Et alors : "Le rêve européen de tolérance et de cohabitation s’est brisé sur des archaïsmes aussi violents qu’immémoriaux".

C’est beau comme du BHL (période rose), mais quel rapport avec les nonistes ?

Aucun, évidemment : je n’ai pas le souvenir que Besancenot ait le moins du monde aiguillonné un quelconque nationalisme, et d’ailleurs, le TPIY a finalement renoncé à la faire comparaître.

Mais ça n’empêche pas, oh non, Oui-Oui Duhamel de nous suggérer, comme je disais, que si nous avions plutôt fait un triomphe, en 2005, à l’Europe libéralisée dont Oui-Oui Duhamel nous chantait la beauté, nous aurions sans doute évité que des Yougoslaves s’entretuent, en 1992.

Rigueur du raisonnement, puissance de la démonstration : Oui-Oui Duhamel se la donne, et c’est pas dégueulasse.

Au reste - et pour le cas où notre implication dans le bain de sang balkanique ne suffirait pas complètement à nous mortifier, Oui-Oui Duhamel précise que nous avons aussi haché de l’Ossète (mais pas que) : "Dans le Caucase, également aux confins de l’Union, on assiste au même scénario : choc des nationalismes, triomphe de la violence, épuration ethnique, naufrage des candides idéaux démocratiques et pacifiques".

(J’aime beaucoup ces "candides idéaux", qui sont, tu l’as compris, les hautes valeurs que l’Oncle Sam exporte jusqu’en Géorgie, après un (long) détour par le Tonkin, le Guatemala et l’Irak - liste non exhaustive.)

Et qui, je te prie, est, là encore, directement responsable ?

Ben, nous, évidemment, qui avons dit non il y a trois ans à Duhamel et à Giscard.

Oui-Oui l’énonce tranquillement : "Ceux qui jouent avec les nationalismes en se figurant que la paix est éternelle et que la démocratie est intangible portent des oeillères".

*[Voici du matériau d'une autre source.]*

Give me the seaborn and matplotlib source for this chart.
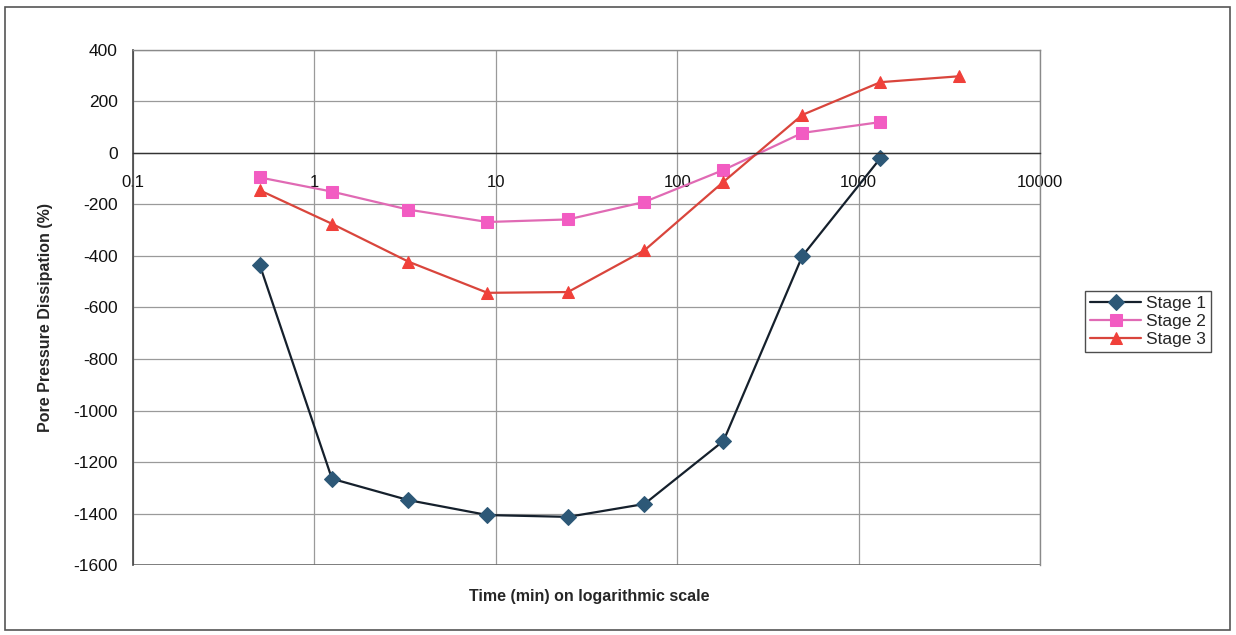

Tel(le)s que nous sommes, "en coupant les jarrets de l’Europe", nous avons armé le bras de Moscou.

Nous avons refusé (en vain) de nous inféoder (encore) aux marchés ?

Nous sommes d’infâmes coupe-jarrets.

De sinistres fauteurs de guerre(s).

La prochaine fois, tu l’as compris ?

Faudra voter oui, oui - pour éviter le massacre de milliers d’innocents.

Pour le dire autrement : Oui-Oui est un maître-chanteur.

Voilà Qui Nous Change (Très) Agréablement Des Empiétements De L’Islam Sur La Laïcité Témoin Numéro Un

Notes

[1] Les "souverainistes" sont les cauteleux salauds qui en 2005 ont dit non à l’Europe des marchés, nonobstant les rudes sermons de Oui-Oui Duhamel, qui les avait bien prévenus que voter non témoignerait d’une bassesse d’âme peu vue sous nos latitudes.

[2] Mais Oui-Oui Duhamel assure que les nonistes ont "(joué), comme toujours, des fantasmes (…), des contre-vérités (…), parfois des mensonges éhontés (…), et souvent des assertions cyniques". Le noniste est, en résumé, un malade mental, menteur et cynique - alors que Oui-Oui Duhamel est d’une beauté suave qui fait dire aux jeunes UMP qu’après Sciences-Po ils voudraient bien faire Oui-Oui Duhamel plutôt que pubard, s’il te plaît.